Review: Around the Bend


Sir Michael Caine plays a dying patriarch who lives with his son (Josh Lucas), grandson, and horror movie-obsessed Danish live-in carer (Glenne Headly!). Turning up unannounced one day is Caine’s estranged son Christopher Walken (!), though it turns out Caine wrote to the family black sheep, wanting to see him one last time. Lucas, however isn’t happy to see the ex-junkie father who hasn’t been in his life since he was a kid. Anyway, grandpa soon dies, and his will states that the three remaining generations of male family members take his ashes on a road trip of a bunch of KFC restaurants in the US. Yeah, I’m really not kidding about that. It really is the plot. Along the way, Walken and Lucas rehash the past, which is undoubtedly what Caine was trying to orchestrate in order for his family to finally heal old wounds. But some wounds leave giant, gaping holes and too much blood may have already lost. Yep, pretty much went all the way with that didn’t I? Meanwhile, Walken appears to be hiding something, which will gradually and eventually be revealed.

 

How does a film with this cast produce such utterly mediocre results? It’s all about the script, folks. This 2004 family drama from writer-director Jordan Roberts (who tellingly has only five other minor writing credits and has only directed one film since, in 2012) isn’t half the film you want it to be and Sir Michael Caine looks nothing like Christopher Walken, nor is he even old enough to be his father, he’s only ten years older than Walken! (Josh Lucas and Christopher Walken convince as father and son, though). He’s otherwise OK in the role for the most part, but he doesn’t even get the Yank accent right. Mostly though, it’s just that the script isn’t any good, refusing to take place on any level of reality, which robs it of any emotional resonance whatsoever. A film about this subject should produce the tears (the core subject matter is very relatable), but Roberts has gone for a quirkier than quirky vibe, where everyone’s a little nuts, especially in the first third.

 

Christopher Walken gives one of his best-ever performances here (the underrated Josh Lucas is fine too), and that’s a shame because the film doesn’t deserve such talent. Also, it has to be said that this is the worst case of gratuitous product placement I’ve seen since 1988’s “Mac and Me” (Does anyone buy Caine as a fan of the Colonel anyway? I love the stuff, but Caine? Unlikely). This script needed a do-over, preferably from someone not hell-bent on making a quirky indie movie that no one can relate to.
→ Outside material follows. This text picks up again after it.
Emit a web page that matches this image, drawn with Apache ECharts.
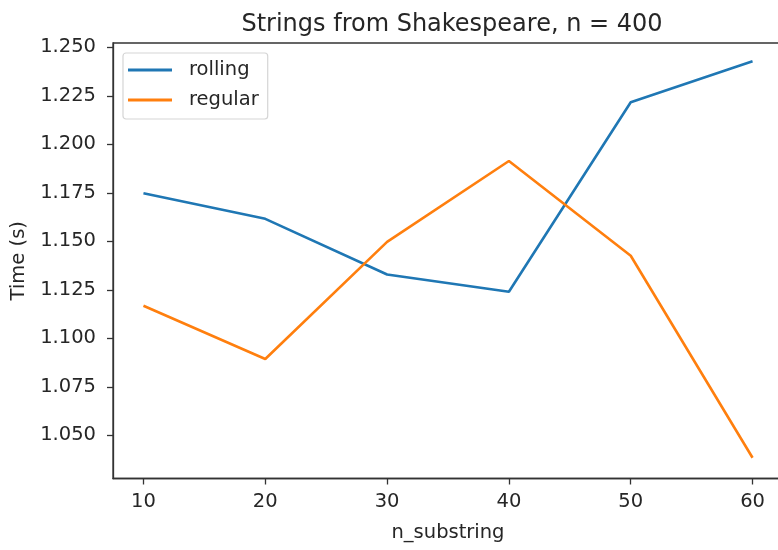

The fact that the story is autobiographical means nothing, if you can’t get your audience to actually believe it. There’s just too much nonsense here that the potentially interesting fractured father/son relationship material is pretty much collapsing under the weight of all that off-putting quirkiness. When you find out what Walken did that was so bad all those years ago, it’s disturbing and there’s no easy answers to whether he should be forgiven or not. I liked that, it was really interesting. But the rest? Ugh.

 

Lucas and especially Walken are terrific, but they can’t save this eye-roller of a film where- get this- workaholic Lucas has a mobile phone pretty much surgically attached to his ear. “Rain Man”, anyone? 1988, anyone? No, this just won’t do at all.